The first result establishes that the energy dissipation is governed by the ratio of viscosities in the near-wall region $S_\beta$:
$$\limsup_{T \to \infty} \frac{1}{T} \int_0^T \varepsilon_{model} dt \leq \left( \frac{5}{2} + 16 \frac{\nu}{\nu_{eff}} + 32 \left\langle \frac{1}{|S_\beta|} \int_{S_\beta} \frac{\nu_{turb}}{\nu_{eff}} dx \right\rangle_\infty \right) \frac{U^3}{L}$$

• Significance: This shows that if the ratio $\nu_{turb}/\nu_{eff}$ in the near-wall region is bounded uniformly in the Reynolds number, the model does not over-dissipate.

Theorem 2 & 5: Refined Bounds via Hardy Inequality

By applying the $L^p-L^q$ Hardy inequality, the author refines the bound to explicitly show the dependence on the gradient of the fluctuations:
$$\langle \varepsilon_{model} \rangle_\infty \leq \left( \frac{5}{2} + 16 \frac{\nu}{\nu_{eff}} \right) \frac{U^3}{L} + C \frac{\mu \tau}{T^*} \left\langle \frac{1}{|S_\beta|} \int_{S_\beta} \nu_{eff} \left\langle \left| \frac{\partial u'}{\partial z} \right|^2 \right\rangle_e dx \right\rangle_\infty$$

• Significance: This highlights the anisotropic nature of the near-wall region. It suggests that a standard isotropic eddy viscosity might be insufficient and that the coefficient should be smaller in the wall-normal direction.

Theorem 6: Closed A Priori Bound

To obtain a closed estimate independent of the specific solution, the author proposes adjusting the model parameter $\mu$ in the near-wall region ($S_\beta$) to be smaller than in the interior ($\mu_\beta < \mu$).

• Condition: If $\mu_\beta \leq 0.27064 \, Re^{-1}$, then:
  $$\langle \varepsilon_{model} \rangle_\infty \leq \left( 5 + 32 \frac{\nu}{\nu_{eff}} \right) \frac{U^3}{L}$$
• Significance: This proves that with a specific, Reynolds-number-dependent adjustment to the model parameter near the wall, the EEV model does not over-dissipate and produces energy dissipation rates comparable to the energy input rate, uniformly in the Reynolds number.

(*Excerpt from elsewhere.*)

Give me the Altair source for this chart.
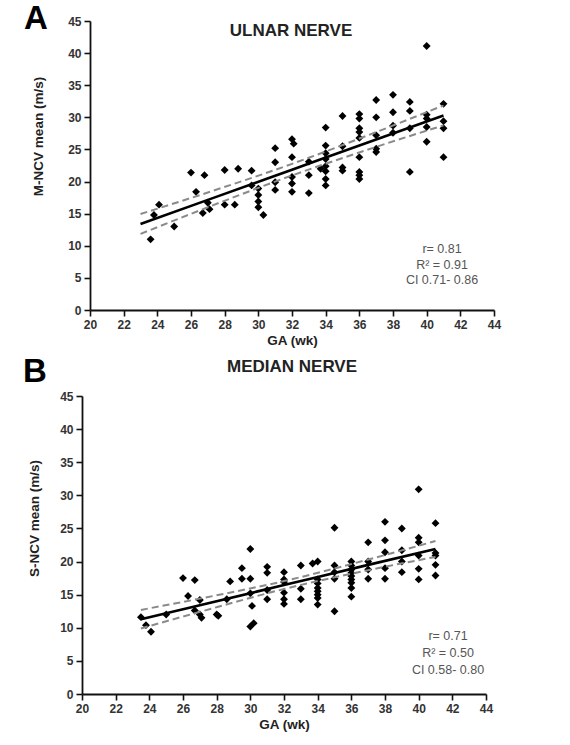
import altair as alt
import pandas as pd

# Ulnar nerve: gestational age (wk) vs motor conduction velocity (m/s)
ulnar_ga = [23.6, 23.8, 24.1, 25.0, 26.0, 26.3, 26.7, 26.8, 27.0, 27.1,
            28.0, 28.0, 28.6, 28.8, 29.6, 29.6, 30.0, 30.0, 30.0, 30.0,
            30.3, 31.0, 31.0, 31.0, 31.0, 32.0, 32.1, 32.0, 32.0, 32.0,
            32.0, 33.0, 33.0, 33.0, 33.7, 34.0, 34.0, 34.0, 34.0, 34.0,
            34.0, 34.0, 34.0, 35.0, 35.0, 35.0, 35.0, 36.0, 36.0, 36.0,
            36.0, 36.0, 36.0, 36.0, 36.0, 36.0, 37.0, 37.0, 37.0, 37.0,
            37.0, 38.0, 38.0, 38.0, 38.0, 39.0, 39.0, 39.0, 39.0, 40.0,
            40.0, 40.0, 40.0, 40.0, 41.0, 41.0, 41.0, 41.0]
ulnar_ncv = [11.0, 14.8, 16.4, 13.0, 21.4, 18.4, 15.1, 21.0, 16.7, 15.7,
             16.4, 21.8, 16.4, 22.0, 21.7, 19.4, 18.9, 17.9, 16.9, 16.0,
             14.8, 25.2, 23.0, 19.9, 18.7, 26.6, 25.9, 23.8, 20.7, 19.7,
             18.4, 23.1, 21.0, 18.2, 22.0, 28.4, 25.6, 24.4, 23.5, 22.4,
             21.6, 20.4, 19.4, 30.2, 25.5, 22.2, 21.7, 30.5, 29.8, 28.3,
             27.7, 26.8, 23.8, 21.5, 21.0, 20.4, 32.7, 30.0, 27.2, 25.1,
             24.6, 33.5, 30.8, 28.7, 27.6, 32.4, 31.0, 28.3, 21.5, 41.1,
             30.4, 29.8, 28.5, 26.2, 32.1, 29.4, 28.3, 23.8]

# Median nerve: gestational age (wk) vs sensory conduction velocity (m/s)
median_ga = [23.5, 23.8, 24.1, 25.0, 26.0, 26.3, 26.7, 26.7, 27.0, 27.0,
             27.1, 28.0, 28.1, 28.6, 28.8, 29.5, 29.5, 30.0, 30.0, 30.0,
             30.1, 30.0, 30.2, 31.0, 31.0, 31.0, 31.0, 32.0, 32.0, 32.0,
             32.0, 32.0, 32.0, 33.0, 33.0, 33.0, 33.7, 34.0, 34.0, 34.0,
             34.0, 34.0, 34.0, 34.0, 34.0, 35.0, 35.0, 35.0, 35.0, 35.0,
             36.0, 36.0, 36.0, 36.0, 36.0, 36.0, 36.0, 36.0, 36.0, 37.0,
             37.0, 37.0, 37.0, 38.0, 38.0, 38.0, 38.0, 38.0, 39.0, 39.0,
             39.0, 39.0, 40.0, 40.0, 40.0, 40.0, 40.0, 40.0, 41.0, 41.0,
             41.0, 41.0, 41.0]
median_ncv = [11.6, 10.4, 9.4, 12.0, 17.5, 14.8, 17.2, 12.6, 14.2, 12.0,
              11.5, 12.0, 11.8, 14.3, 17.0, 19.0, 17.4, 21.9, 17.4, 15.2,
              13.3, 10.2, 10.7, 19.2, 18.3, 15.7, 14.3, 18.4, 17.3, 16.9,
              15.3, 14.3, 13.6, 19.4, 15.9, 14.3, 19.7, 20.0, 17.3, 16.7,
              16.0, 15.5, 15.0, 14.5, 13.5, 25.1, 19.4, 18.4, 17.4, 12.5,
              20.0, 19.4, 18.8, 18.3, 17.8, 17.3, 16.8, 16.0, 14.7, 22.9,
              20.0, 18.8, 17.4, 26.0, 23.2, 21.4, 19.0, 17.4, 25.0, 21.7,
              20.0, 18.4, 30.9, 23.6, 22.9, 20.9, 18.9, 17.3, 25.8, 21.3,
              20.9, 19.5, 17.9]

# Fitted regression lines with their 95% confidence bands
ulnar_fit_ga = [23.0, 27.0, 32.0, 37.0, 41.0]
ulnar_fit = [13.4, 17.15, 21.85, 26.55, 30.3]
ulnar_upper = [14.95, 18.3, 22.75, 27.7, 31.85]
ulnar_lower = [11.85, 16.0, 20.95, 25.4, 28.75]

median_fit_ga = [23.5, 27.0, 32.0, 37.0, 41.0]
median_fit = [11.3, 13.4, 16.45, 19.5, 21.9]
median_upper = [12.7, 14.4, 17.05, 20.3, 23.1]
median_lower = [9.9, 12.4, 15.85, 18.7, 20.7]

ulnar_stats = ["r= 0.81", "R\u00b2 = 0.91", "CI 0.71- 0.86"]
median_stats = ["r= 0.71", "R\u00b2 = 0.50", "CI 0.58- 0.80"]

x_ticks = list(range(20, 45, 2))
y_ticks = list(range(0, 46, 5))

FONT = "Liberation Sans"
W = 404


def panel(ga, ncv, fit_ga, fit, upper, lower, stats, letter, title, ytitle,
          h, shift, title_pos, letter_pos, stats_pos, ytitle_pos):
    """One scatter panel; `shift` moves the plot frame right inside its cell."""
    pts = pd.DataFrame({"ga": ga, "ncv": ncv})
    fits = pd.DataFrame({"ga": fit_ga, "fit": fit, "upper": upper, "lower": lower})

    xscale = alt.Scale(domain=[20, 44], nice=False, range=[shift, W + shift])
    yscale = alt.Scale(domain=[0, 45], nice=False)
    xaxis = alt.Axis(values=x_ticks, title="GA (wk)", grid=False, titlePadding=3,
                     labelOverlap=False, labelFlush=False)
    yaxis = alt.Axis(values=y_ticks, title=ytitle, grid=False, offset=-shift,
                     labelOverlap=False, labelFlush=False,
                     titleX=ytitle_pos[0], titleY=ytitle_pos[1],
                     titleBaseline="middle")

    def xy(yfield):
        return dict(x=alt.X("ga:Q", scale=xscale, axis=xaxis),
                    y=alt.Y(f"{yfield}:Q", scale=yscale, axis=yaxis))

    points = alt.Chart(pts).mark_point(
        shape="diamond", filled=True, size=62, color="#000000", opacity=1
    ).encode(**xy("ncv"))

    base = alt.Chart(fits)
    line = base.mark_line(color="#000000", strokeWidth=2.6,
                          interpolate="monotone").encode(**xy("fit"))
    up = base.mark_line(color="#8a8a8a", strokeWidth=2, strokeDash=[7, 4],
                        interpolate="monotone").encode(**xy("upper"))
    lo = base.mark_line(color="#8a8a8a", strokeWidth=2, strokeDash=[7, 4],
                        interpolate="monotone").encode(**xy("lower"))

    one = pd.DataFrame({"k": [0]})
    ttl = alt.Chart(one).mark_text(
        text=title, font=FONT, fontSize=17, fontWeight="bold", color="#222222",
        align="center", baseline="alphabetic"
    ).encode(x=alt.value(title_pos[0] + shift), y=alt.value(title_pos[1]))
    let = alt.Chart(one).mark_text(
        text=letter, font=FONT, fontSize=33, fontWeight="bold", color="#000000",
        align="center", baseline="alphabetic"
    ).encode(x=alt.value(letter_pos[0] + shift), y=alt.value(letter_pos[1]))
    st = alt.Chart(one).mark_text(
        text=stats, font=FONT, fontSize=12.5, color="#555555", align="center",
        baseline="middle", lineHeight=stats_pos[2]
    ).encode(x=alt.value(stats_pos[0] + shift), y=alt.value(stats_pos[1]))

    return alt.layer(points, line, up, lo, ttl, let, st).properties(
        width=W + shift, height=h)


chart_a = panel(ulnar_ga, ulnar_ncv, ulnar_fit_ga, ulnar_fit, ulnar_upper, ulnar_lower,
                ulnar_stats, "A", "ULNAR NERVE", "M-NCV mean (m/s)", 289, 8,
                (201, 15), (-54, 8), (352, 228, 15.5), (-52, 115))
chart_b = panel(median_ga, median_ncv, median_fit_ga, median_fit, median_upper, median_lower,
                median_stats, "B", "MEDIAN NERVE", "S-NCV mean (m/s)", 298, 0,
                (210, -24), (-47, -14), (366, 240, 17), (-48, 122))

chart = alt.concat(chart_a, chart_b, columns=1, spacing=9, align="none").properties(
    padding={"left": 23, "top": 3, "right": 5, "bottom": 5}
).configure_view(stroke=None).configure_axis(
    domainColor="#111111", domainWidth=1.8, tickColor="#111111", tickWidth=1.6,
    tickSize=6, labelPadding=3, labelFont=FONT, labelFontSize=12,
    labelFontWeight="bold", labelColor="#333333", titleFont=FONT,
    titleFontSize=13.5, titleFontWeight="bold", titleColor="#222222"
)

chart.save("out.html", embed_options={"renderer": "svg", "actions": False})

4. Significance and Implications

• Validation of Ensemble Methods: The paper provides the first rigorous mathematical proof that ensemble-based eddy viscosity models can avoid the over-dissipation failure mode common in classical turbulence models, provided the near-wall behavior is correctly handled.
• Near-Wall Asymptotics: The analysis confirms that the EEV model naturally satisfies the required $O(d^2)$ behavior for turbulent viscosity near the wall (where $d$ is the distance to the wall), which is crucial for preventing artificial damping of turbulence.
• Model Improvement: The results suggest a practical strategy for improving turbulence simulations: using a piecewise constant parameter $\mu$ (smaller near walls) to ensure mathematical stability and physical accuracy without requiring complex wall functions.
• Open Problems: The author identifies several remaining challenges, including:
  • Reducing the large constants in the analytical bounds (which currently exceed experimental data).
  • Analyzing the limit as the ensemble size $J \to \infty$.
  • Proving the existence of weak solutions for shear flows with these specific boundary conditions.
  • Addressing the intermittency of energy transfer, which current dissipative models cannot capture.

In summary, this paper bridges the gap between numerical ensemble methods and rigorous mathematical analysis, demonstrating that ensemble eddy viscosity models are theoretically sound for shear flows if the near-wall parameterization is carefully tuned.